The case has gotten national attention, and the denial of this injunction means that Shahbazi can continue with his station's business, despite Shell's belief that he is illegally occupying Shell-owned property, since it terminated the lease in November, reported the Mercury News.
According to the report, the case started when Shahbazi passed out fliers and displayed signs at his station criticizing Big Oil.
Shahbazi displayed his first sign in November, which read "Consumers' pain is Big Oil's unearned profit! To oppose it see cashier," the report stated.
Fliers distributed in the store said that oil companies were trying to drive franchisees out of business by selling gas at lower prices at company-owned stores, the report said.
The Mercury News reported that Shell has dismissed these accusations.

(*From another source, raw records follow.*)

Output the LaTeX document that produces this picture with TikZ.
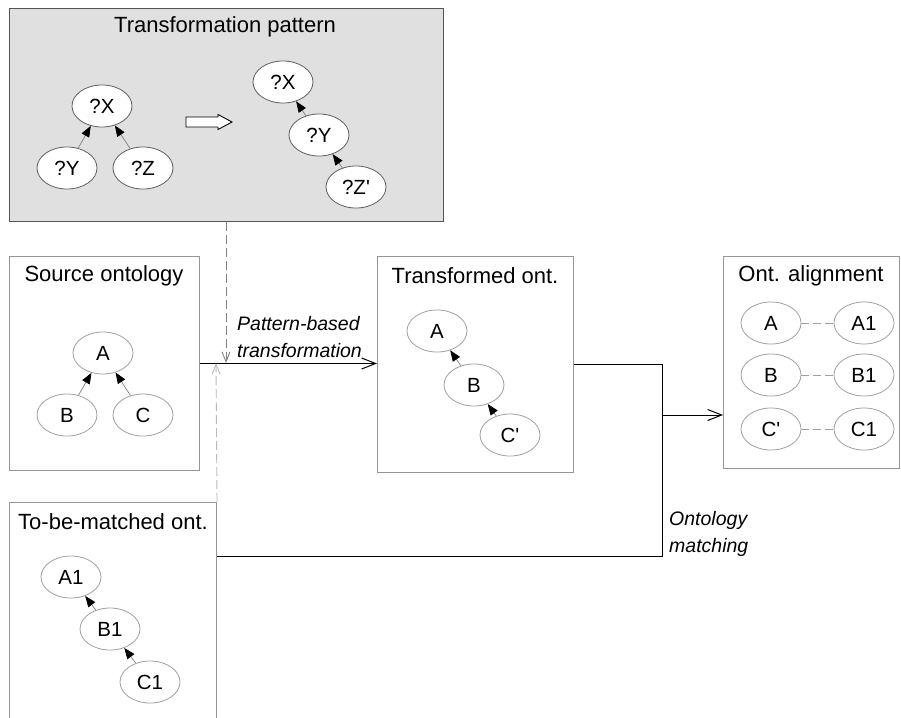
\documentclass[tikz,border=0pt]{standalone}
\usepackage{fontspec}
\setmainfont{Liberation Sans}[Ligatures=TeXOff]
\usetikzlibrary{arrows.meta,shapes.geometric}
\definecolor{panel}{RGB}{224,224,224}
\definecolor{panelline}{RGB}{85,85,85}
\definecolor{boxline}{RGB}{150,150,150}
\definecolor{ellline}{RGB}{160,160,160}
\definecolor{patell}{RGB}{95,95,95}
\definecolor{dashdark}{RGB}{130,130,130}
\definecolor{dashlight}{RGB}{185,185,185}
\begin{document}
\begin{tikzpicture}[x=1pt,y=-1pt,
  box/.style={draw=boxline, line width=1pt, fill=white, anchor=north west, inner sep=0pt},
  title/.style={font=\fontsize{22}{26}\selectfont, inner sep=0pt},
  ell/.style={ellipse, draw=ellline, line width=0.8pt, fill=white, minimum width=60pt,
              minimum height=42pt, inner sep=0pt, font=\fontsize{20.5}{21}\selectfont},
  patell/.style={ell, draw=patell},
  tarrow/.style={draw=gray, line width=0.7pt, -{Triangle[length=11pt,width=8.5pt,color=black]}},
  conn/.style={draw=black, line width=1pt},
  barb/.style={-{Straight Barb[length=14pt,width=11pt]}},
  link/.style={draw=ellline, line width=0.9pt, dash pattern=on 8pt off 4pt},
  lbl/.style={font=\fontsize{19.5}{27}\selectfont\itshape, align=left, inner sep=0pt, anchor=west}]
\useasboundingbox (0,0) rectangle (901,717);

% transformation pattern panel
\node[box, draw=panelline, fill=panel, minimum width=434pt, minimum height=213pt] (pat) at (9,8) {};
\node[title] (pattitle) at (225,27) {Transformation pattern};
\node[patell] (px) at (102,106) {?X};
\node[patell] (py) at (67,168) {?Y};
\node[patell] (pz) at (143,168) {?Z};
\draw[tarrow] (py) -- (px);
\draw[tarrow] (pz) -- (px);
% hollow block arrow between the two trees
\draw[draw=black, fill=white, line width=0.9pt]
  (186,117) -- (218,117) -- (218,114.5) -- (232,122) -- (218,129.5) -- (218,127) -- (186,127) -- cycle;
\node[patell] (qx) at (283,82) {?X};
\node[patell] (qy) at (319,135) {?Y};
\node[patell] (qz) at (356,187) {?Z'};
\draw[tarrow] (qy) -- (qx);
\draw[tarrow] (qz) -- (qy);

% source ontology
\node[box, minimum width=190pt, minimum height=214pt] (src) at (9,256) {};
\node[title] (srctitle) at (104,276) {Source ontology};
\node[ell] (sa) at (103,353) {A};
\node[ell] (sb) at (67,415) {B};
\node[ell] (sc) at (143,415) {C};
\draw[tarrow] (sb) -- (sa);
\draw[tarrow] (sc) -- (sa);

% transformed ontology
\node[box, minimum width=196pt, minimum height=216pt] (trans) at (377,256) {};
\node[title] (transtitle) at (475,276) {Transformed ont.};
\node[ell] (ta) at (437,331) {A};
\node[ell] (tb) at (474,385) {B};
\node[ell] (tc) at (510,435) {C'};
\draw[tarrow] (tb) -- (ta);
\draw[tarrow] (tc) -- (tb);

% ontology alignment
\node[box, minimum width=176pt, minimum height=212pt] (align) at (723,256) {};
\node[title] (aligntitle) at (811,276) {Ont. alignment};
\node[ell] (aa) at (771,323) {A};
\node[ell] (aa1) at (864,323) {A1};
\node[ell] (ab) at (771,375) {B};
\node[ell] (ab1) at (864,375) {B1};
\node[ell] (ac) at (771,429) {C'};
\node[ell] (ac1) at (864,429) {C1};
\draw[link] (aa) -- (aa1);
\draw[link] (ab) -- (ab1);
\draw[link] (ac) -- (ac1);

% ontology to be matched
\node[box, minimum width=207pt, minimum height=225pt] (tbm) at (9,502) {};
\node[title] (tbmtitle) at (113,522) {To-be-matched ont.};
\node[ell] (ma) at (71,577) {A1};
\node[ell] (mb) at (110,629) {B1};
\node[ell] (mc) at (150,682) {C1};
\draw[tarrow] (mb) -- (ma);
\draw[tarrow] (mc) -- (mb);

% pattern-based transformation
\coordinate (patin) at (226,363);
\coordinate (tbmin) at (216,363);
\draw[conn, barb] (src.east) -- (src.east -| trans.west);
\draw[draw=dashdark, line width=0.9pt, dash pattern=on 9pt off 4pt,
      -{Straight Barb[length=10pt,width=8pt]}] (pat.south -| patin) -- (patin);
\draw[draw=dashlight, line width=0.9pt, dash pattern=on 9pt off 4pt,
      -{Straight Barb[length=10pt,width=8pt]}] (tbm.north east) -- (tbmin);
\node[lbl] (ptlabel) at (237,337) {Pattern-based\\transformation};

% ontology matching
\coordinate (jn) at (662,415);
\coordinate (tbmout) at (tbm.north east |- 0,556);
\draw[conn] (trans.east) -| (jn);
\draw[conn] (tbmout) -| (jn);
\draw[conn, barb] (jn) -- (align.west |- jn);
\node[lbl] (omlabel) at (669,534) {Ontology\\matching};
\end{tikzpicture}
\end{document}
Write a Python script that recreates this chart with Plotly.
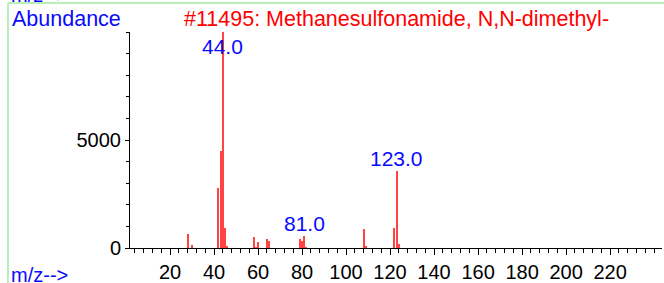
import plotly.graph_objects as go

# Data
mz = [28, 30, 42, 43, 44, 45, 46, 58, 59, 60, 64, 65, 79, 80, 81, 82, 108, 109, 122, 123, 124]
abundance = [650, 150, 2760, 4490, 9999, 910, 60, 500, 40, 280, 400, 340, 400, 320, 540, 40,
             865, 50, 910, 3565, 185]
labeled_peaks = [44, 81, 123]
x_tick_vals = [20, 40, 60, 80, 100, 120, 140, 160, 180, 200, 220]
y_tick_vals = [0, 5000]
title_text = "#11495: Methanesulfonamide, N,N-dimethyl-"

FONT = "Arial, Liberation Sans, sans-serif"
BLUE = "#0a0aff"
W, H = 664, 283
ML, MR, MT, MB = 130, 2, 32, 35
PW, PH = W - ML - MR, H - MT - MB
YMAX = 10000


def px_to_paper_x(px):
    return (px - ML) / PW


def py_to_paper_y(py):
    return (H - MB - py) / PH


fig = go.Figure()
fig.add_trace(go.Bar(x=mz, y=abundance, width=0.5,
                     marker=dict(color="#ff4444", line=dict(width=0)),
                     hoverinfo="x+y"))

annotations = []
for m in labeled_peaks:
    v = abundance[mz.index(m)]
    annotations.append(dict(x=m, y=min(v, 8750), xref="x", yref="y",
                            text=f"{m:.1f}", showarrow=False, yanchor="bottom",
                            yshift=-1, font=dict(family=FONT, size=21, color=BLUE)))

annotations += [
    dict(x=px_to_paper_x(10), y=py_to_paper_y(19), xref="paper", yref="paper",
         text="Abundance", showarrow=False, xanchor="left", yanchor="middle",
         font=dict(family=FONT, size=21.5, color=BLUE)),
    dict(x=px_to_paper_x(182), y=py_to_paper_y(19), xref="paper", yref="paper",
         text=title_text, showarrow=False, xanchor="left", yanchor="middle",
         font=dict(family=FONT, size=21.5, color="#ff0000")),
    dict(x=px_to_paper_x(9), y=py_to_paper_y(275), xref="paper", yref="paper",
         text="m/z-->", showarrow=False, xanchor="left", yanchor="middle",
         font=dict(family=FONT, size=20, color=BLUE)),
    dict(x=px_to_paper_x(9), y=py_to_paper_y(-5), xref="paper", yref="paper",
         text="m/z-->", showarrow=False, xanchor="left", yanchor="middle",
         font=dict(family=FONT, size=20, color=BLUE)),
]

shapes = [
    dict(type="line", xref="paper", yref="paper",
         x0=px_to_paper_x(8), x1=px_to_paper_x(W), y0=py_to_paper_y(3), y1=py_to_paper_y(3),
         line=dict(color="#b8f0b8", width=2)),
    dict(type="line", xref="paper", yref="paper",
         x0=px_to_paper_x(8), x1=px_to_paper_x(8), y0=py_to_paper_y(3), y1=py_to_paper_y(H),
         line=dict(color="#b8f0b8", width=2)),
]

fig.update_layout(
    width=W, height=H, autosize=False,
    margin=dict(l=ML, r=MR, t=MT, b=MB, pad=0, autoexpand=False),
    paper_bgcolor="white", plot_bgcolor="white",
    showlegend=False, bargap=0,
    annotations=annotations, shapes=shapes,
    xaxis=dict(range=[1.8, 243.6], tickvals=x_tick_vals, showgrid=False, zeroline=False,
               showline=True, linecolor="black", linewidth=1, automargin=False,
               ticks="outside", ticklen=6, tickcolor="black", tickwidth=1,
               minor=dict(dtick=4, tick0=0, ticks="outside", ticklen=4, tickcolor="black", tickwidth=1),
               tickfont=dict(family=FONT, size=20, color="black")),
    yaxis=dict(range=[0, YMAX], tickvals=y_tick_vals, showgrid=False, zeroline=False,
               showline=True, linecolor="black", linewidth=1, automargin=False,
               ticks="outside", ticklen=4, tickcolor="black", tickwidth=1,
               minor=dict(dtick=1000, tick0=0, ticks="outside", ticklen=3, tickcolor="black", tickwidth=1),
               tickfont=dict(family=FONT, size=20, color="black")),
)

fig.write_html("out.html", config={"displayModeBar": False},
               post_script="document.body.style.margin='0';document.body.style.overflow='hidden';")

Shell cut the station's fuel lines when Shahbazi refused to take down the signs in November, after he was warned by Shell's distributor. Shahbazi saw this as an attack on his freedom of speech, according to the report, and has continued operating his c-store and car wash. Local customers are visiting his station to provide support, the report stated.
Shahbazi told the Mercury News that he will "continue keeping the station open as many hours as I can and go from here." He added "I wasn't surprised at the decision, Judge Fogel is a very fair judge."
Shell's representative in the case, attorney Colin West told the Mercury News that he was not surprised that the injunction was denied, noting that they are hard to get.
In his ruling, Judge Fogel noted that Shell was denied because it has not demonstrated a likelihood of success on the merits and the possibility of "irreparable injury." This is because it failed to give a 90 day notice to Shahbazi about the termination of the franchise agreement, as well as a lack of any evidence of irreparable injury, the report stated.